Po dłuższej przerwie w zespole z Ostrowa ponownie zobaczymy Chrisa Harrisa. Anglik przyjedzie na mecz do Ostrowa prosto z Vojens, gdzie w sobotę weźmie udział w Grand Prix Danii. Nie zabraknie także Szweda Daniela Nermarka. Tegoroczny lider Klubu Motorowego dotrze do Ostrowa dzień wcześniej, by wspólnie z pozostałymi zawodnikami wziąć udział w ostatnim treningu. Jeszcze szybciej, bo w piątek zamelduje się w Ostrowie Nicolai Klindt. Do składu na mecz z GTŻ Grudziądz trener Janusz Stachyra powołał także Daniela Kinga. Brytyjczyk ma jednak pod koniec tygodnia zaplanowane występy w Elite League. Dlatego do Ostrowa przyjedzie dopiero w niedzielę. Silnym punktem ostrowskiej drużyny powinien być Robert Miśkowiak, który w ostatnim czasie zanotował kilka bardzo dobrych występów.

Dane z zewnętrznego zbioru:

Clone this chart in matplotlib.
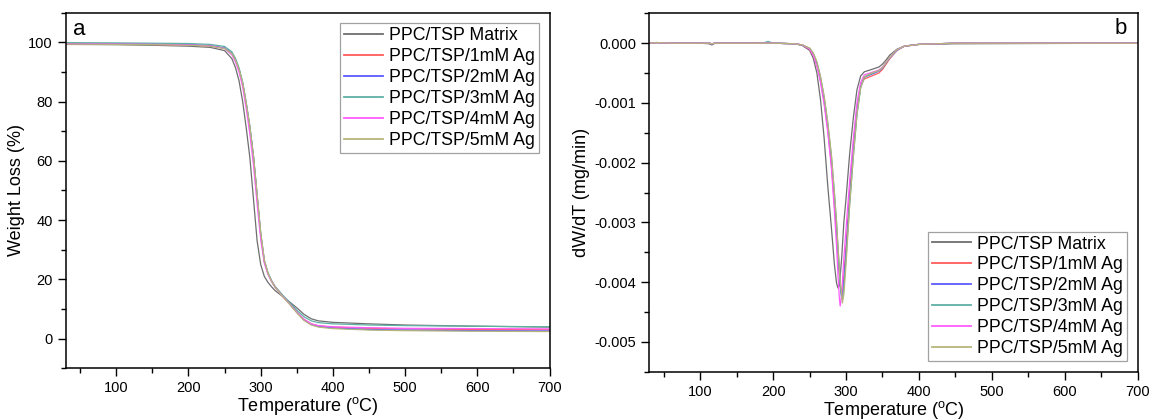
import matplotlib
matplotlib.use("Agg")
import matplotlib.pyplot as plt
from matplotlib.ticker import MultipleLocator, FormatStrFormatter

plt.rcParams['font.family'] = ['Liberation Sans', 'DejaVu Sans']
plt.rcParams['mathtext.fontset'] = 'custom'
plt.rcParams['mathtext.rm'] = 'Liberation Sans'
plt.rcParams['axes.unicode_minus'] = False

LABELS = ["PPC/TSP Matrix", "PPC/TSP/1mM Ag", "PPC/TSP/2mM Ag",
          "PPC/TSP/3mM Ag", "PPC/TSP/4mM Ag", "PPC/TSP/5mM Ag"]
COLORS = ["#6e6e6e", "#ff5c5c", "#5c5cff", "#5fb0a6", "#ff5cff", "#b5b57a"]

# ---- panel a: TGA (weight %) ----
tga_temp = [30, 100, 150, 200, 230, 250, 260, 265, 270, 275, 280, 285, 290, 295,
            300, 305, 310, 315, 320, 330, 340, 350, 360, 370, 380, 400, 450, 500, 600, 700]
tga_matrix = [99.3, 99.2, 99.0, 98.7, 98.3, 97.2, 94.5, 91.5, 87.0, 80.0, 71.0, 61.0, 47.0, 33.0,
              25.0, 21.0, 19.0, 17.5, 16.2, 14.3, 12.4, 10.4, 8.2, 6.7, 6.0, 5.5, 5.0, 4.6, 4.2, 3.9]
tga_1mm = [99.5, 99.4, 99.3, 99.1, 98.8, 98.0, 96.2, 94.0, 90.8, 86.0, 79.0, 71.0, 61.0, 48.0,
           35.0, 26.0, 22.0, 19.5, 17.5, 14.6, 11.9, 9.0, 6.5, 5.0, 4.3, 3.9, 3.5, 3.3, 3.1, 3.0]
tga_2mm = [99.6, 99.5, 99.4, 99.2, 98.9, 98.1, 96.3, 94.2, 91.0, 86.2, 79.2, 71.3, 61.3, 48.3,
           35.2, 26.2, 22.0, 19.4, 17.4, 14.5, 11.8, 8.9, 6.3, 4.8, 4.1, 3.6, 3.1, 2.9, 2.7, 2.6]
tga_3mm = [99.9, 99.8, 99.7, 99.6, 99.3, 98.6, 96.8, 94.6, 91.3, 86.5, 79.5, 71.5, 61.5, 48.5,
           35.5, 26.5, 22.3, 19.6, 17.6, 14.8, 12.2, 9.6, 7.4, 6.0, 5.4, 5.0, 4.6, 4.4, 4.2, 4.0]
tga_4mm = [99.5, 99.4, 99.3, 99.1, 98.8, 97.9, 95.8, 93.4, 90.0, 85.0, 77.5, 69.0, 58.5, 45.5,
           33.5, 25.5, 21.7, 19.3, 17.3, 14.4, 11.7, 8.9, 6.5, 5.0, 4.4, 4.0, 3.7, 3.5, 3.4, 3.3]
tga_5mm = [99.4, 99.3, 99.2, 99.0, 98.7, 97.9, 96.2, 94.1, 91.0, 86.3, 79.4, 71.5, 61.6, 48.8,
           35.8, 26.5, 22.1, 19.4, 17.3, 14.3, 11.6, 8.7, 6.1, 4.6, 3.9, 3.4, 2.9, 2.7, 2.5, 2.4]

# ---- panel b: DTG (mg/min) ----
dtg_temp = [30, 40, 60, 100, 112, 116, 120, 180, 188, 193, 200, 230, 240, 250, 255, 260, 265,
            270, 275, 280, 284, 287, 289, 291, 292, 294, 295, 297, 300, 305, 310, 315, 320,
            325, 335, 345, 350, 355, 360, 370, 380, 400, 450, 700]
dtg_matrix = [0.0, 0.00001, 0.0, 0.0, -0.00001, -0.00003, 0.0, 0.0, 0.0, 0.0, 0.0, -0.00001, -0.00004,
              -0.00012, -0.00025, -0.0005, -0.00095, -0.0016, -0.0024, -0.0031, -0.0037, -0.00402,
              -0.0041, -0.00405, -0.0039, -0.0036, -0.0034, -0.003, -0.0026, -0.00185, -0.00125,
              -0.00078, -0.00055, -0.00048, -0.00044, -0.0004, -0.00035, -0.00028, -0.0002, -0.0001,
              -0.00005, -0.00002, -0.00001, 0.0]
dtg_1mm = [0.0, 0.00001, 0.0, 0.0, 0.0, -0.00001, 0.0, 0.0, 0.0, 0.0, 0.0, -0.00001, -0.00003,
           -0.0001, -0.0002, -0.00037, -0.00063, -0.00098, -0.00145, -0.00205, -0.0027, -0.0032,
           -0.00355, -0.0039, -0.00405, -0.00423, -0.0042, -0.0039, -0.0034, -0.0025, -0.00175,
           -0.0011, -0.00072, -0.0006, -0.00055, -0.0005, -0.00044, -0.00035, -0.00026, -0.00012,
           -0.00005, -0.00002, 0.0, 0.0]
dtg_2mm = [0.0, 0.00001, 0.0, 0.0, 0.0, -0.00001, 0.0, 0.0, 0.0, 0.0, 0.0, -0.00001, -0.00003,
           -0.00009, -0.00018, -0.00034, -0.0006, -0.00095, -0.0014, -0.00198, -0.0026, -0.0031,
           -0.0035, -0.0039, -0.00405, -0.00428, -0.00425, -0.004, -0.0035, -0.0026, -0.0018,
           -0.00115, -0.00072, -0.00057, -0.00052, -0.00047, -0.00042, -0.00033, -0.00025, -0.00012,
           -0.00005, -0.00002, 0.0, 0.0]
dtg_3mm = [0.0, 0.00001, 0.0, 0.0, 0.0, -0.00001, 0.0, 0.0, 0.00001, 0.00003, 0.0, -0.00001, -0.00003,
           -0.00009, -0.00017, -0.00032, -0.00057, -0.0009, -0.00135, -0.0019, -0.0025, -0.003,
           -0.00345, -0.0038, -0.004, -0.00425, -0.0043, -0.0041, -0.0036, -0.0027, -0.0019,
           -0.0012, -0.00075, -0.00057, -0.00051, -0.00046, -0.00041, -0.00032, -0.00024, -0.00011,
           -0.00005, -0.00002, 0.0, 0.0]
dtg_4mm = [0.0, 0.00001, 0.0, 0.0, 0.0, -0.00001, 0.0, 0.0, 0.0, 0.0, 0.0, -0.00001, -0.00003,
           -0.0001, -0.0002, -0.00038, -0.00066, -0.00103, -0.0015, -0.0021, -0.0028, -0.0034,
           -0.0039, -0.0043, -0.0044, -0.0042, -0.004, -0.0036, -0.0031, -0.0023, -0.0016,
           -0.001, -0.00066, -0.00053, -0.00049, -0.00045, -0.0004, -0.00032, -0.00024, -0.00011,
           -0.00005, -0.00002, 0.0, 0.0]
dtg_5mm = [0.0, 0.00001, 0.0, 0.0, 0.0, -0.00001, 0.0, 0.0, 0.0, 0.0, 0.0, -0.00001, -0.00003,
           -0.00008, -0.00016, -0.00031, -0.00056, -0.00089, -0.00133, -0.00188, -0.0025, -0.003,
           -0.0034, -0.0038, -0.004, -0.0042, -0.00435, -0.0042, -0.0037, -0.0027, -0.0019,
           -0.0012, -0.00075, -0.00056, -0.0005, -0.00046, -0.00041, -0.00032, -0.00024, -0.00011,
           -0.00005, -0.00002, 0.0, 0.0]

tga_series = [tga_matrix, tga_1mm, tga_2mm, tga_3mm, tga_4mm, tga_5mm]
dtg_series = [dtg_matrix, dtg_1mm, dtg_2mm, dtg_3mm, dtg_4mm, dtg_5mm]

fig = plt.figure(figsize=(11.51, 4.2), dpi=100)
ax_a = fig.add_axes([0.0571, 0.1231, 0.4204, 0.8467])
ax_b = fig.add_axes([0.5641, 0.1150, 0.4242, 0.8533])


def style_axes(ax):
    for s in ax.spines.values():
        s.set_linewidth(1.1)
    ax.tick_params(which='major', direction='out', length=6, width=1.0, labelsize=10.5,
                   top=False, right=False)
    ax.tick_params(which='minor', direction='out', length=3.5, width=1.0,
                   top=False, right=False)
    ax.set_xlim(30, 700)
    ax.xaxis.set_major_locator(MultipleLocator(100))
    ax.xaxis.set_minor_locator(MultipleLocator(50))
    ax.set_xlabel('Temperature ($^{\\mathrm{o}}$C)', fontsize=13, labelpad=0)


def add_legend(ax, loc):
    leg = ax.legend(loc=loc, fontsize=12.8, frameon=True, fancybox=False, labelspacing=0.22,
                    borderpad=0.22, handlelength=2.2, handletextpad=0.35, borderaxespad=0.6)
    leg.get_frame().set_edgecolor('#8a8a8a')
    leg.get_frame().set_linewidth(0.9)
    for line in leg.get_lines():
        line.set_linewidth(1.3)


for vals, lab, col in zip(tga_series, LABELS, COLORS):
    ax_a.plot(tga_temp, vals, color=col, lw=0.9, label=lab)
style_axes(ax_a)
ax_a.set_ylim(-10, 110)
ax_a.yaxis.set_major_locator(MultipleLocator(20))
ax_a.yaxis.set_minor_locator(MultipleLocator(10))
ax_a.set_ylabel('Weight Loss (%)', fontsize=13, labelpad=2)
ax_a.text(0.027, 0.954, 'a', transform=ax_a.transAxes, fontsize=16, ha='center', va='center')
add_legend(ax_a, 'upper right')

for vals, lab, col in zip(dtg_series, LABELS, COLORS):
    ax_b.plot(dtg_temp, vals, color=col, lw=0.9, label=lab)
style_axes(ax_b)
ax_b.set_ylim(-0.0055, 0.0005)
ax_b.yaxis.set_major_locator(MultipleLocator(0.001))
ax_b.yaxis.set_minor_locator(MultipleLocator(0.0005))
ax_b.yaxis.set_major_formatter(FormatStrFormatter('%.3f'))
ax_b.set_ylabel('dW/dT (mg/min)', fontsize=13, labelpad=3)
ax_b.text(0.966, 0.959, 'b', transform=ax_b.transAxes, fontsize=16, ha='center', va='center')
add_legend(ax_b, 'lower right')

fig.savefig('out.png', dpi=100)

- W tym przypadku warto zauważyć, że Robert zrezygnował z zaplanowanego na piątek startu w meczu ligi angielskiej, by jak najlepiej przygotować się do występu w Polsce - mówi Janusz Stefański, który przez obecny zarząd Klubu Motorowego Ostrów został upoważniony do przeprowadzenia negocjacji z żużlowcami.

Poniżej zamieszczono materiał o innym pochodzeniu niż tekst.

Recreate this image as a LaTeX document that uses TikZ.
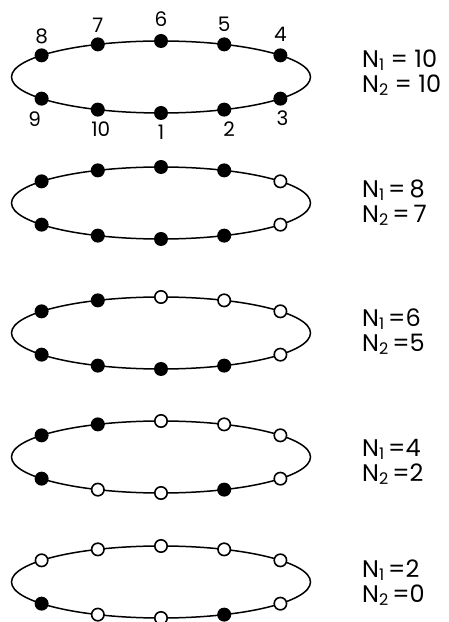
\documentclass[tikz,border=0pt]{standalone}
\usepackage{fontspec}
\setmainfont{Poppins}
\usepackage{tikz}
\usetikzlibrary{calc}
\usetikzlibrary{positioning}
\newcommand{\nsub}[1]{\raisebox{-3pt}{\fontsize{16}{16}\selectfont #1}}

\begin{document}
\begin{tikzpicture}[x=1pt,y=1pt,
  fulldot/.style={circle,fill=black,inner sep=0pt,minimum size=14pt},
  opendot/.style={circle,draw=black,fill=white,line width=1.6pt,inner sep=0pt,minimum size=12.4pt},
  ring/.style={line width=1.5pt},
  num/.style={inner sep=0pt,font=\fontsize{20}{20}\selectfont},
  count/.style={anchor=base west,inner sep=0pt,font=\fontsize{24}{24}\selectfont}]
\useasboundingbox (0,0) rectangle (448,622);

\coordinate (c1) at (161,545);
\coordinate (c2) at (161,419);
\coordinate (c3) at (161,289);
\coordinate (c4) at (161,165);
\coordinate (c5) at (161,40);

% rings
\draw[ring] (c1) ellipse (149.5 and 36);
\draw[ring] (c2) ellipse (149.5 and 36);
\draw[ring] (c3) ellipse (149.5 and 36);
\draw[ring] (c4) ellipse (149.5 and 36);
\draw[ring] (c5) ellipse (149.5 and 36);

% sites 1..10
\foreach \k/\a/\s in {1/270/fulldot,2/295/fulldot,3/323/fulldot,4/37/fulldot,5/65/fulldot,6/90/fulldot,7/115/fulldot,8/143/fulldot,9/217/fulldot,10/245/fulldot}
  \node[\s] (r1d\k) at ($(c1)+(\a:149.5 and 36)$) {};
\foreach \k/\a/\s in {1/270/fulldot,2/295/fulldot,3/323/opendot,4/37/opendot,5/65/fulldot,6/90/fulldot,7/115/fulldot,8/143/fulldot,9/217/fulldot,10/245/fulldot}
  \node[\s] (r2d\k) at ($(c2)+(\a:149.5 and 36)$) {};
\foreach \k/\a/\s in {1/270/fulldot,2/295/fulldot,3/323/opendot,4/37/opendot,5/65/opendot,6/90/opendot,7/115/fulldot,8/143/fulldot,9/217/fulldot,10/245/fulldot}
  \node[\s] (r3d\k) at ($(c3)+(\a:149.5 and 36)$) {};
\foreach \k/\a/\s in {1/270/opendot,2/295/fulldot,3/323/opendot,4/37/opendot,5/65/opendot,6/90/opendot,7/115/fulldot,8/143/fulldot,9/217/fulldot,10/245/opendot}
  \node[\s] (r4d\k) at ($(c4)+(\a:149.5 and 36)$) {};
\foreach \k/\a/\s in {1/270/opendot,2/295/fulldot,3/323/opendot,4/37/opendot,5/65/opendot,6/90/opendot,7/115/opendot,8/143/opendot,9/217/fulldot,10/245/opendot}
  \node[\s] (r5d\k) at ($(c5)+(\a:149.5 and 36)$) {};

% numbering of the first ring
\node[num,above=6pt of r1d4] (l4) {4};
\node[num,above=5pt of r1d5] (l5) {5};
\node[num,above=7pt of r1d6] (l6) {6};
\node[num,above=4pt of r1d7] (l7) {7};
\node[num,above=4pt of r1d8] (l8) {8};
\node[num,below=5pt of r1d3,xshift=2pt] (l3) {3};
\node[num,below=5pt of r1d2,xshift=5pt] (l2) {2};
\node[num,below=5pt of r1d1] (l1) {1};
\node[num,below=5pt of r1d10,xshift=3pt] (l10) {10};
\node[num,below=6pt of r1d9,xshift=-7pt] (l9) {9};

% counts
\node[count] (a1) at ($(c1)+(201,9.5)$) {N\nsub{1} = 10};
\node[count] (b1) at ($(c1)+(201,-15.5)$) {N\nsub{2} = 10};
\node[count] (a2) at ($(c2)+(201,5.5)$) {N\nsub{1}\,=\,8};
\node[count] (b2) at ($(c2)+(201,-19.5)$) {N\nsub{2}\,=\,7};
\node[count] (a3) at ($(c3)+(201,6.5)$) {N\nsub{1}\,=6};
\node[count] (b3) at ($(c3)+(201,-18.5)$) {N\nsub{2}\,=5};
\node[count] (a4) at ($(c4)+(201,0.5)$) {N\nsub{1}\,=4};
\node[count] (b4) at ($(c4)+(201,-24.5)$) {N\nsub{2}\,=2};
\node[count] (a5) at ($(c5)+(201,4.5)$) {N\nsub{1}\,=2};
\node[count] (b5) at ($(c5)+(201,-20.5)$) {N\nsub{2}\,=0};

\end{tikzpicture}
\end{document}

- Tegoroczny sezon był bardzo trudny dla ostrowskiego klubu. Zależy nam jednak na tym by zakończył się szczęśliwie. Stąd też decyzja, by pomimo różnych komplikacji walczyć do końca – mówi Kazimierz Gabryś, członek zarządu Klubu Motorowego Ostrów.
Pierwsze spotkanie o 7 miejsce w I lidze zostanie rozegrane w niedzielę, 30 sierpnia, na torze Stadionu Miejskiego w Ostrowie Wielkopolskim. Jego początek zaplanowano na godzinę 19.00.
- W ostatnich dniach robimy wszystko, by uratować I ligę dla Ostrowa. Nie ukrywam, iż liczę, że w tej sytuacji kibice będą z nami i w niedzielny wieczór wypełnią po brzegi ostrowski stadion – dodaje Grzegorz Woźny, członek zarządu Klubu Motorowego Ostrów.